The next morning we made a quick exit from the boat and set off to see Stockholm before taking off for Bergen that night.  We walked through the collection of islands that makeup the city, and soaked up the sun along the beautiful waterfront.  When strolling through one of the city’s parks we noticed everyone was eating these incredible looking burgers.  After further investigation, we found out that they were all from a place called Max.  We hit Max hard, and wolfed down the amazing burgers in the scenic park.  

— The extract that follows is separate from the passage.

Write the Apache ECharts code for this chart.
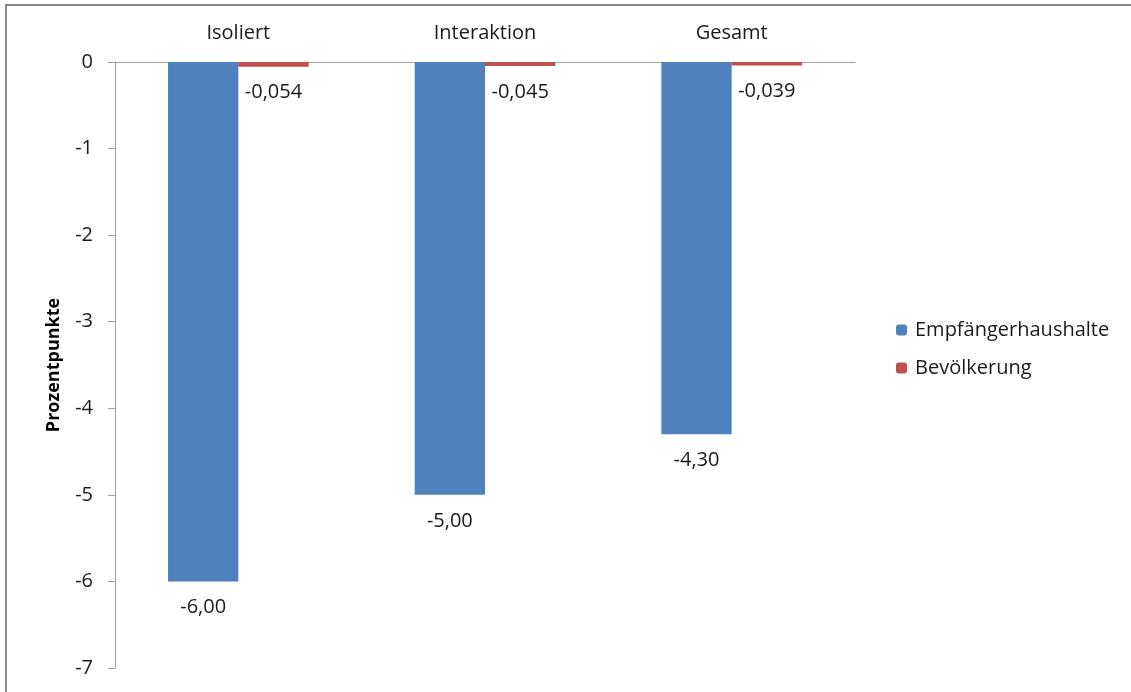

Following this we walked more around the Old City, visited the Royal palace, a cathedral, and rode the Katarina elevator up to a very cool bar that had great views of all of Stockholm.  Being further south of Helsinki, it was much warmer here and spring had just begun.  All of the flowers were in full bloom and it seemed that all of the Swedes were taking very long lunch breaks so that they could be outside and take in the beautiful weather that had finally arrived after a long cold winter.  We really liked Stockholm’s vibes, and it was unfortunate we did not have more time there. 

But there is no looking back, only going forward.  Norway and its fjords are beckoning.